WHAT IS REQUIRED - Reproduce exactly, with no pictures, each line from the opening of the material down through the line containing "text=black!80] (organsT) at".

Start of DATA LINES

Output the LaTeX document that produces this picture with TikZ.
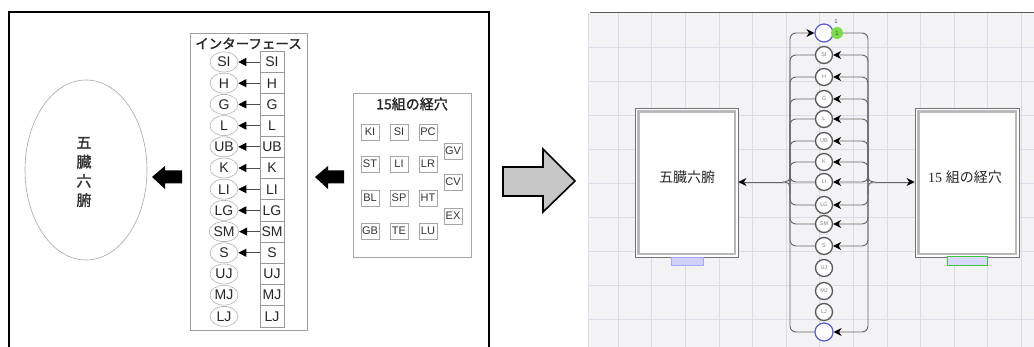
\documentclass[tikz,border=0pt]{standalone}
\usepackage{fontspec}
\setmainfont{Liberation Sans}
\newfontfamily\jp{Noto Sans CJK JP}
\newfontfamily\jpb[FakeBold=1.5]{Noto Sans CJK JP}
\newfontfamily\rmser{Liberation Serif}
\usetikzlibrary{arrows.meta,shapes.geometric}
\definecolor{pblue}{HTML}{5A5AD8}
\definecolor{pgreen}{HTML}{7DDC4A}
\definecolor{bgpanel}{HTML}{F3F3F5}
\definecolor{gridc}{HTML}{DCDCE6}
\tikzset{
  ifell/.style={ellipse, draw=gray!60, line width=0.6pt, minimum width=28pt, minimum height=20pt, inner sep=0pt, font=\fontsize{14}{14}\selectfont, text=black!85},
  ifbox/.style={draw=gray!80, line width=0.8pt, minimum width=24pt, minimum height=21.2pt, inner sep=0pt, font=\fontsize{14}{14}\selectfont, text=black!85},
  smbox/.style={draw=gray!70, line width=0.7pt, minimum width=18pt, minimum height=16pt, inner sep=0pt, font=\fontsize{11}{11}\selectfont, text=black!80},
  pcirc/.style={circle, draw=black!65, line width=1.3pt, fill=white, minimum size=17pt, inner sep=0pt, font=\fontsize{5.5}{5.5}\selectfont, text=gray},
  bcirc/.style={circle, draw=pblue, line width=1.2pt, fill=white, minimum size=18pt, inner sep=0pt},
  con/.style={draw=black!60, line width=0.9pt, rounded corners=6pt},
  ahead/.style={-{Stealth[length=8pt,width=8pt,black]}},
}
\begin{document}
\begin{tikzpicture}[x=1pt,y=-1pt]
\useasboundingbox (0,0) rectangle (1034,347);
\fill[white] (0,0) rectangle (1034,347);

% ---------------- left panel ----------------
\draw[line width=1.5pt] (9,347) -- (9,12) -- (489,12) -- (489,347);

\node[ellipse, draw=gray!70, line width=0.6pt, minimum width=122pt, minimum height=180pt] (organs) at (86,170) {};
\node[align=center, font=\jpb\fontsize{15}{19.2}\selectfont, text=black!80] (organsT) at (84,172) {五\\臓\\六\\腑};

% black block arrows
\fill[black] (152,177) -- (165,166) -- (165,170.5) -- (182,170.5) -- (182,183.5) -- (165,183.5) -- (165,189) -- cycle;
\fill[black] (315,177) -- (328,166) -- (328,170.5) -- (344,170.5) -- (344,183.5) -- (328,183.5) -- (328,189) -- cycle;

% interface box
\node[draw=gray!75, line width=0.8pt, minimum width=117pt, minimum height=297pt, inner sep=0pt] (iface) at (248.5,181.5) {};
\node[font=\jpb\fontsize{13.5}{13.5}\selectfont, text=black!85] (ifaceT) at (248.5,43.5) {インターフェース};

\foreach \t [count=\i from 0] in {SI,H,G,L,UB,K,LI,LG,SM,S,UJ,MJ,LJ} {
  \pgfmathsetmacro\yy{62+21.2*\i}
  \node[ifell] (e\i) at (224,\yy) {\t};
  \node[ifbox] (b\i) at (272,\yy) {\t};
}
\foreach \i in {0,...,9} {
  \draw[draw=black!70, line width=0.7pt, -{Triangle[length=8pt,width=8pt,black]}] (b\i.west) -- (e\i.east);
}

% 15 pairs box
\node[draw=gray!70, line width=0.8pt, minimum width=118pt, minimum height=164pt, inner sep=0pt] (acu) at (412,175) {};
\node[font=\jpb\fontsize{14}{14}\selectfont, text=black!85] (acuT) at (412,104) {15組の経穴};
\node[smbox] (kKI) at (370,132) {KI};
\node[smbox] (kSI) at (399,132) {SI};
\node[smbox] (kPC) at (428,132) {PC};
\node[smbox] (kGV) at (453,151) {GV};
\node[smbox] (kST) at (370,164) {ST};
\node[smbox] (kLI) at (399,164) {LI};
\node[smbox] (kLR) at (428,164) {LR};
\node[smbox] (kCV) at (453,182) {CV};
\node[smbox] (kBL) at (370,198) {BL};
\node[smbox] (kSP) at (399,198) {SP};
\node[smbox] (kHT) at (428,198) {HT};
\node[smbox] (kEX) at (453,216) {EX};
\node[smbox] (kGB) at (370,231) {GB};
\node[smbox] (kTE) at (399,231) {TE};
\node[smbox] (kLU) at (428,231) {LU};

% gray transition arrow
\draw[fill=gray!45, line width=1.6pt, line join=miter] (503,167) -- (543,167) -- (543,149) -- (575,181) -- (543,212) -- (543,196) -- (503,196) -- cycle;

% ---------------- right panel ----------------
\fill[bgpanel] (588,13) rectangle (1034,347);
\foreach \k in {0,...,12} { \draw[gridc, line width=0.6pt] ({618+33.6*\k},13) -- ({618+33.6*\k},347); }
\foreach \k in {0,...,8} { \draw[gridc, line width=0.6pt] (588,{47+34*\k}) -- (1034,{47+34*\k}); }
\draw[gridc, line width=0.8pt] (588,13) -- (588,347);
\draw[black!65, line width=1pt] (590,13) -- (1034,13);

% boxes
\node[draw=black!55, line width=0.9pt, fill=white, minimum width=103pt, minimum height=149pt, inner sep=0pt] (lbox) at (686.5,182.5) {};
\draw[gray!55, line width=2.5pt] ([shift={(4,4)}]lbox.north west) rectangle ([shift={(-3.5,-3.5)}]lbox.south east);
\node[font=\jp\fontsize{14}{14}\selectfont, text=black!85] (lboxT) at (687,177) {五臓六腑};
\node[fill=blue!18, draw=blue!35, line width=0.6pt, minimum width=32pt, minimum height=8pt, inner sep=0pt] (llab) at (687,261) {};

\node[draw=black!55, line width=0.9pt, fill=white, minimum width=104pt, minimum height=149pt, inner sep=0pt] (rbox) at (967,182.5) {};
\draw[gray!55, line width=2.5pt] ([shift={(4,4)}]rbox.north west) rectangle ([shift={(-3.5,-3.5)}]rbox.south east);
\node[font=\fontsize{14}{14}\selectfont, text=black!85] (rboxT) at (965,177) {{\rmser 15} {\jp 組の経穴}};
\node[fill=blue!15, draw=green!55!gray, line width=1pt, minimum width=40pt, minimum height=9pt, inner sep=0pt] (rlab) at (967,261.5) {};

% circles
\node[bcirc] (c0) at (824,33) {};
\node[circle, fill=pgreen, minimum size=12pt, inner sep=0pt, font=\fontsize{6}{6}\selectfont, text=gray!60!black] (g1) at (837,33) {1};
\node[font=\fontsize{6}{6}\selectfont, text=black!70] (g1lab) at (836,21) {1};
\foreach \t/\yy [count=\i] in {SI/55,H/77,G/99,L/119,UB/141,K/162,LI/182,LG/205,SM/224,S/246,UJ/268,MJ/291,LJ/312} {
  \node[pcirc] (c\i) at (824,\yy) {\t};
}
\node[bcirc] (c14) at (824,332) {};

% brace junctions
\coordinate (lj) at (783,182);
\coordinate (rj) at (875,182);
\coordinate (lt) at (790,182);
\coordinate (rt) at (868,182);

% left side branches
\draw[con, ahead] (lt) -- (790,33) -- (c0.west);
\foreach \i in {1,...,10} {
  \draw[con] (lt) |- (c\i.west);
}
\draw[con] (lt) |- (c14.west);
\draw[con, rounded corners=5pt] (790,170) -- (lt) -- (lj);
\draw[con, rounded corners=5pt] (790,194) -- (lt) -- (lj);
\draw[con, ahead, rounded corners=0pt] (lj) -- (lbox.east |- lj);

% right side branches
\draw[con] (g1.east) -| (rt);
\foreach \i in {1,...,10} {
  \draw[con, ahead] (rt) |- (c\i.east);
}
\draw[con, ahead] (rt) |- (c14.east);
\draw[con, rounded corners=5pt] (868,170) -- (rt) -- (rj);
\draw[con, rounded corners=5pt] (868,194) -- (rt) -- (rj);
\draw[con, ahead, rounded corners=0pt] (rj) -- (rbox.west |- rj);

\end{tikzpicture}
\end{document}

End of DATA LINES

PROBLEM SOLUTION -
Output the LaTeX document that produces this picture with TikZ.
\documentclass[tikz,border=0pt]{standalone}
\usepackage{fontspec}
\setmainfont{Liberation Sans}
\newfontfamily\jp{Noto Sans CJK JP}
\newfontfamily\jpb[FakeBold=1.5]{Noto Sans CJK JP}
\newfontfamily\rmser{Liberation Serif}
\usetikzlibrary{arrows.meta,shapes.geometric}
\definecolor{pblue}{HTML}{5A5AD8}
\definecolor{pgreen}{HTML}{7DDC4A}
\definecolor{bgpanel}{HTML}{F3F3F5}
\definecolor{gridc}{HTML}{DCDCE6}
\tikzset{
  ifell/.style={ellipse, draw=gray!60, line width=0.6pt, minimum width=28pt, minimum height=20pt, inner sep=0pt, font=\fontsize{14}{14}\selectfont, text=black!85},
  ifbox/.style={draw=gray!80, line width=0.8pt, minimum width=24pt, minimum height=21.2pt, inner sep=0pt, font=\fontsize{14}{14}\selectfont, text=black!85},
  smbox/.style={draw=gray!70, line width=0.7pt, minimum width=18pt, minimum height=16pt, inner sep=0pt, font=\fontsize{11}{11}\selectfont, text=black!80},
  pcirc/.style={circle, draw=black!65, line width=1.3pt, fill=white, minimum size=17pt, inner sep=0pt, font=\fontsize{5.5}{5.5}\selectfont, text=gray},
  bcirc/.style={circle, draw=pblue, line width=1.2pt, fill=white, minimum size=18pt, inner sep=0pt},
  con/.style={draw=black!60, line width=0.9pt, rounded corners=6pt},
  ahead/.style={-{Stealth[length=8pt,width=8pt,black]}},
}
\begin{document}
\begin{tikzpicture}[x=1pt,y=-1pt]
\useasboundingbox (0,0) rectangle (1034,347);
\fill[white] (0,0) rectangle (1034,347);

% ---------------- left panel ----------------
\draw[line width=1.5pt] (9,347) -- (9,12) -- (489,12) -- (489,347);

\node[ellipse, draw=gray!70, line width=0.6pt, minimum width=122pt, minimum height=180pt] (organs) at (86,170) {};
\node[align=center, font=\jpb\fontsize{15}{19.2}\selectfont, text=black!80] (organsT) at (84,172) {五\\臓\\六\\腑};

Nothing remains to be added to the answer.